The Impact of Mendez v. Westminster on Brown v. Board of Education
Earl Warren and Thurgood Marshall played significant roles in the desegregation of California schools. Warren had signed the legislation ending school segregation in California. Marshall had submitted an amicus brief on behalf of the NAACP (the National Association for the Advancement of Colored People) in favor of the Mendez family and the other plaintiffs in the case. Now Marshall was arguing the case of the Brown family and other families before the Supreme Court, a court led by the same Earl Warren who had recently been appointed chief justice by President Dwight Eisenhower.
In 1951, Oliver Brown, the father of a 9-year-old elementary school student named Linda Brown, filed suit against the Board of Education of Topeka, Kansas, because his daughter was barred from a school because of her race. That case was argued before the Supreme Court in 1953 and 1954.
For that case, Thurgood Marshall assembled a team of outstanding attorneys, one of whom was Robert L. Carter.
“What I did was to get the documentation and try to write (the amicus brief submitted by the NAACP in support of the plaintiffs in the Mendez case) and the brief being, segregation per se was unconstitutional,” Robert L. Carter would say later. “And to utilize that, as a matter of fact, as the model for the brief eventually in Brown v.
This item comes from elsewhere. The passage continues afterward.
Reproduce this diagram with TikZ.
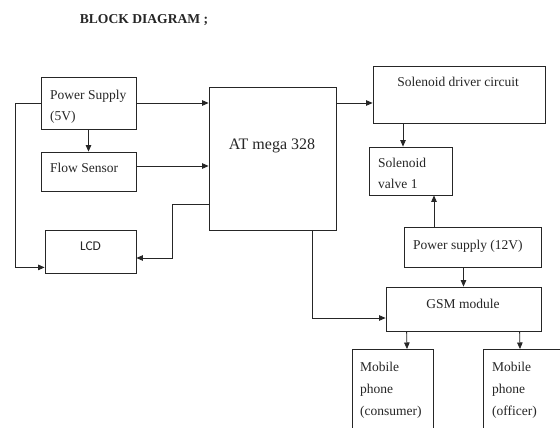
\documentclass[tikz,border=0pt]{standalone}
\usepackage{fontspec}
\setmainfont{Liberation Serif}
\newfontfamily\calfont{Carlito}
\usetikzlibrary{arrows.meta,calc}
\begin{document}
\begin{tikzpicture}[x=1pt,y=-1pt,
  box/.style={draw=black!85, line width=0.8pt, inner sep=0pt, rectangle},
  txt/.style={inner sep=0pt, text=black!85, font=\fontsize{13.5}{20.5}\selectfont, align=left},
  conn/.style={draw=black!85, line width=0.8pt, -{Triangle[length=6.5pt,width=5.5pt]}},
  wire/.style={draw=black!85, line width=0.8pt}]
\useasboundingbox (0,0) rectangle (560,428);
\fill[white] (0,0) rectangle (560,428);
\clip (0,0) rectangle (560,428);
% title
\node[txt, font=\bfseries\fontsize{13.6}{16}\selectfont] (title) at (144,20) {BLOCK DIAGRAM ;};
% boxes
\node[box, minimum width=95pt, minimum height=52pt] (ps) at (88.5,103) {};
\node[box, minimum width=95pt, minimum height=39pt] (fs) at (88.5,171.5) {};
\node[box, minimum width=127pt, minimum height=143pt] (at) at (272.5,158.5) {};
\node[box, minimum width=91pt, minimum height=43pt] (lcd) at (90.5,251.5) {};
\node[box, minimum width=172pt, minimum height=57pt] (drv) at (459,94.5) {};
\node[box, minimum width=83pt, minimum height=48pt] (valve) at (410.5,171) {};
\node[box, minimum width=137pt, minimum height=40pt] (ps12) at (472.5,247) {};
\node[box, minimum width=155pt, minimum height=44pt] (gsm) at (463.5,309) {};
\node[box, minimum width=81pt, minimum height=100pt, anchor=north west] (m1) at (352,349) {};
\node[box, minimum width=120pt, minimum height=100pt, anchor=north west] (m2) at (483,349) {};
% texts
\node[txt, anchor=west] (pst) at (50,107) {Power Supply\\(5V)};
\node[txt, anchor=west] (fst) at (50,168) {Flow Sensor};
\node[txt, font=\fontsize{16}{19}\selectfont] (att) at (272,146) {AT mega 328};
\node[txt, font=\calfont\fontsize{13.4}{16}\selectfont] (lcdt) at (90.5,246) {LCD};
\node[txt] (drvt) at (458,82) {Solenoid driver circuit};
\node[txt, anchor=west] (valvet) at (378,173.5) {Solenoid\\valve 1};
\node[txt, anchor=west] (ps12t) at (413,246) {Power supply (12V)};
\node[txt] (gsmt) at (463,304) {GSM module};
\node[txt, anchor=west, font=\fontsize{13.5}{22}\selectfont] (m1t) at (360,390) {Mobile\\phone\\(consumer)};
\node[txt, anchor=west, font=\fontsize{13.5}{22}\selectfont] (m2t) at (492,390) {Mobile\\phone\\(officer)};
% helper coordinates
\coordinate (lx) at (15,0);
\coordinate (ly) at (172,0);
\coordinate (gx) at (312,0);
% connectors
\draw[conn] (ps.east) -- (ps.east -| at.west);
\draw[conn] (ps.south) -- (fs.north);
\draw[conn] ($(fs.east)+(0,-5.5)$) -- ($(fs.east -| at.west)+(0,-5.5)$);
\draw[conn] (ps.west) -- (ps.west -| lx) -- ($(lx |- lcd.south)+(0,-6)$) -- ($(lcd.south west)+(0,-6)$);
\draw[conn] ($(at.south west)+(0,-26)$) -- ($(ly |- at.south)+(0,-26)$) -- ($(ly |- lcd.east)+(0,6.5)$) -- ($(lcd.east)+(0,6.5)$);
\draw[conn] (ps.east -| at.east) -- (ps.east -| drv.west);
\draw[conn] ($(drv.south)+(-56,0)$) -- ($(valve.north)+(-7.5,0)$);
\draw[conn] ($(ps12.north)+(-38.5,0)$) -- ($(valve.south)+(23.5,0)$);
\draw[conn] (ps12.south -| gsm.north) -- (gsm.north);
\draw[conn] (gx |- at.south) -- ($(gx |- gsm.west)+(0,9)$) -- ($(gsm.west)+(0,9)$);
\draw[conn] ($(gsm.south west)+(21,0)$) -- ($(m1.north west)+(55,0)$);
\draw[conn] ($(gsm.south west)+(134,0)$) -- ($(m2.north west)+(37,0)$);
\end{tikzpicture}
\end{document}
Board of Education, which I wrote. So that’s the link between Westminster and Brown.”
On May 17, 1954, Warren wrote the unanimous decision striking down school segregation as unconstitutional. The landmark decision overturned generations of discriminatory precedent and practice. Ordinary people stood together and changed history. They stood together for the American principles: “We hold these truths to be self-evident, that all men are created equal.” We can do the same today.